- YOUR TASK -
Leave out all pictures. Return exactly the lines from the top of the material through the line containing "direction='out', length=3, width=1.2)".

>>>

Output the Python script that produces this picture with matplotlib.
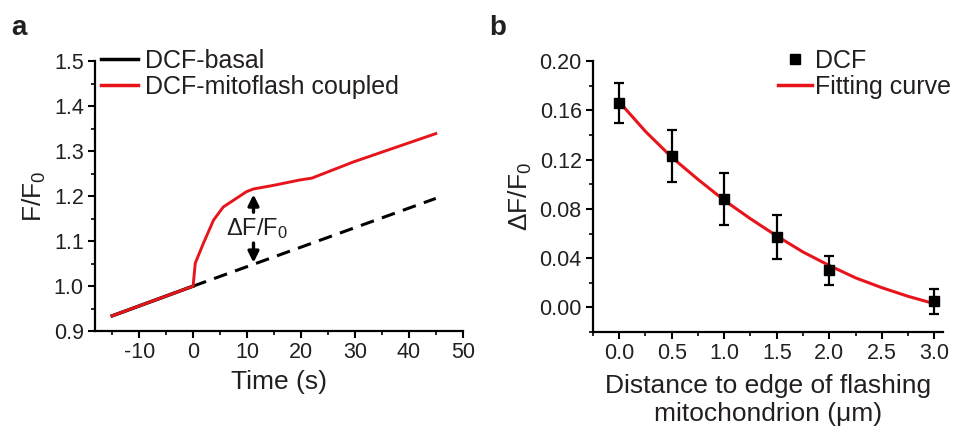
import numpy as np
import matplotlib
matplotlib.use("Agg")
import matplotlib.pyplot as plt
from matplotlib.lines import Line2D
from matplotlib.ticker import MultipleLocator

plt.rcParams['font.family'] = ['Liberation Sans', 'DejaVu Sans']
plt.rcParams['mathtext.fontset'] = 'custom'
plt.rcParams['mathtext.rm'] = 'Liberation Sans'
plt.rcParams['mathtext.it'] = 'Liberation Sans'
plt.rcParams['axes.unicode_minus'] = False

# panel a: F/F0 traces
basal_t = [-15, 0]
basal_f = [0.934, 1.0]
basal_dash_t = [0, 45]
basal_dash_f = [1.0, 1.195]
flash_t = [-15, 0, 0.4, 1.9, 3.8, 5.6, 7.5, 9.9, 11.2, 14.9, 19.8, 22, 29.7, 45]
flash_f = [0.934, 1.0, 1.051, 1.095, 1.147, 1.176, 1.191, 1.21, 1.216, 1.224,
           1.236, 1.24, 1.276, 1.339]

# panel b: amplitude vs distance
dist = [0.0, 0.5, 1.0, 1.5, 2.0, 3.0]
amp = [0.166, 0.123, 0.088, 0.057, 0.030, 0.005]
amp_err = [0.016, 0.021, 0.021, 0.018, 0.012, 0.010]
fit_x = [0.0, 0.25, 0.5, 0.75, 1.0, 1.25, 1.5, 1.75, 2.0, 2.25, 2.5, 2.75, 3.0]
fit_y = [0.167, 0.143, 0.122, 0.104, 0.087, 0.072, 0.058, 0.045, 0.034,
         0.024, 0.016, 0.009, 0.003]

txt = '#231f20'
red = '#e8141c'
fig = plt.figure(figsize=(9.64, 4.34), dpi=100)
axa = fig.add_axes([0.0985, 0.237, 0.3815, 0.622])
axb = fig.add_axes([0.615, 0.235, 0.363, 0.624])


def style(ax):
    for s in ['top', 'right']:
        ax.spines[s].set_visible(False)
    for s in ['left', 'bottom']:
        ax.spines[s].set_linewidth(1.6)
    ax.tick_params(which='major', direction='out', length=5, width=1.5,
                   labelsize=15.5, colors='black', labelcolor=txt, pad=3)
    ax.tick_params(which='minor', direction='out', length=3, width=1.2)


# ---- a ----
axa.plot(basal_t, basal_f, color='black', lw=2.5)
axa.plot(basal_dash_t, basal_dash_f, color='black', lw=2.2, ls=(0, (4.5, 2.8)))
axa.plot(flash_t, flash_f, color=red, lw=2.1)
axa.annotate('', xy=(11.2, 1.21), xytext=(11.2, 1.158),
             arrowprops=dict(arrowstyle='-|>', color='black', lw=2.4, mutation_scale=16))
axa.annotate('', xy=(11.2, 1.046), xytext=(11.2, 1.102),
             arrowprops=dict(arrowstyle='-|>', color='black', lw=2.4, mutation_scale=16))
axa.text(11.8, 1.128, r'$\Delta$F/F$_0$', ha='center', va='center', fontsize=17, color=txt)
axa.set_xlim(-18.2, 50)
axa.set_ylim(0.9, 1.5)
axa.xaxis.set_minor_locator(MultipleLocator(5))
axa.yaxis.set_minor_locator(MultipleLocator(0.05))
axa.set_xticks([-10, 0, 10, 20, 30, 40, 50])
axa.set_yticks([0.9, 1.0, 1.1, 1.2, 1.3, 1.4, 1.5])
axa.set_yticklabels(['0.9', '1.0', '1.1', '1.2', '1.3', '1.4', '1.5'])
style(axa)
axa.set_xlabel('Time (s)', fontsize=19, color=txt, labelpad=5)
axa.set_ylabel('F/F$_0$', fontsize=19, color=txt, labelpad=4)
axa.legend(handles=[Line2D([0], [0], color='black', lw=2.5, label='DCF-basal'),
                    Line2D([0], [0], color=red, lw=2.5, label='DCF-mitoflash coupled')],
           loc='upper left', bbox_to_anchor=(0.016, 1.045), frameon=False, fontsize=18,
           borderpad=0, borderaxespad=0, handlelength=1.5, handletextpad=0.25,
           labelspacing=0.08, labelcolor=txt)

# ---- b ----
axb.plot(fit_x, fit_y, color=red, lw=2.2, zorder=2)
axb.errorbar(dist, amp, yerr=amp_err, fmt='s', color='black', ms=7.5,
             capsize=3.5, elinewidth=1.6, capthick=1.6, zorder=3)
axb.set_xlim(-0.25, 3.08)
axb.set_ylim(-0.02, 0.2)
axb.xaxis.set_minor_locator(MultipleLocator(0.25))
axb.yaxis.set_minor_locator(MultipleLocator(0.02))
axb.set_xticks([0, 0.5, 1.0, 1.5, 2.0, 2.5, 3.0])
axb.set_xticklabels(['0.0', '0.5', '1.0', '1.5', '2.0', '2.5', '3.0'])
axb.set_yticks([0, 0.04, 0.08, 0.12, 0.16, 0.20])
axb.set_yticklabels(['0.00', '0.04', '0.08', '0.12', '0.16', '0.20'])
style(axb)
axb.set_xlabel('Distance to edge of flashing\nmitochondrion (\u03bcm)', fontsize=19,
               color=txt, labelpad=7, linespacing=1.2)
axb.set_ylabel(r'$\Delta$F/F$_0$', fontsize=19, color=txt, labelpad=4)
axb.legend(handles=[Line2D([0], [0], color='black', marker='s', ls='none', ms=7.5, label='DCF'),
                    Line2D([0], [0], color=red, lw=2.5, label='Fitting curve')],
           loc='upper left', bbox_to_anchor=(0.529, 1.045), frameon=False, fontsize=18,
           borderpad=0, borderaxespad=0, handlelength=1.35, handletextpad=0.12,
           labelspacing=0.08, labelcolor=txt)

fig.text(0.012, 0.965, 'a', fontsize=20, fontweight='bold', va='top', color=txt)
fig.text(0.508, 0.965, 'b', fontsize=20, fontweight='bold', va='top', color=txt)

fig.savefig('out.png', dpi=100)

<<<

- RESPONSE TO THIS TASK -
Output the Python script that produces this picture with matplotlib.
import numpy as np
import matplotlib
matplotlib.use("Agg")
import matplotlib.pyplot as plt
from matplotlib.lines import Line2D
from matplotlib.ticker import MultipleLocator

plt.rcParams['font.family'] = ['Liberation Sans', 'DejaVu Sans']
plt.rcParams['mathtext.fontset'] = 'custom'
plt.rcParams['mathtext.rm'] = 'Liberation Sans'
plt.rcParams['mathtext.it'] = 'Liberation Sans'
plt.rcParams['axes.unicode_minus'] = False

# panel a: F/F0 traces
basal_t = [-15, 0]
basal_f = [0.934, 1.0]
basal_dash_t = [0, 45]
basal_dash_f = [1.0, 1.195]
flash_t = [-15, 0, 0.4, 1.9, 3.8, 5.6, 7.5, 9.9, 11.2, 14.9, 19.8, 22, 29.7, 45]
flash_f = [0.934, 1.0, 1.051, 1.095, 1.147, 1.176, 1.191, 1.21, 1.216, 1.224,
           1.236, 1.24, 1.276, 1.339]

# panel b: amplitude vs distance
dist = [0.0, 0.5, 1.0, 1.5, 2.0, 3.0]
amp = [0.166, 0.123, 0.088, 0.057, 0.030, 0.005]
amp_err = [0.016, 0.021, 0.021, 0.018, 0.012, 0.010]
fit_x = [0.0, 0.25, 0.5, 0.75, 1.0, 1.25, 1.5, 1.75, 2.0, 2.25, 2.5, 2.75, 3.0]
fit_y = [0.167, 0.143, 0.122, 0.104, 0.087, 0.072, 0.058, 0.045, 0.034,
         0.024, 0.016, 0.009, 0.003]

txt = '#231f20'
red = '#e8141c'
fig = plt.figure(figsize=(9.64, 4.34), dpi=100)
axa = fig.add_axes([0.0985, 0.237, 0.3815, 0.622])
axb = fig.add_axes([0.615, 0.235, 0.363, 0.624])


def style(ax):
    for s in ['top', 'right']:
        ax.spines[s].set_visible(False)
    for s in ['left', 'bottom']:
        ax.spines[s].set_linewidth(1.6)
    ax.tick_params(which='major', direction='out', length=5, width=1.5,
                   labelsize=15.5, colors='black', labelcolor=txt, pad=3)
    ax.tick_params(which='minor', direction='out', length=3, width=1.2)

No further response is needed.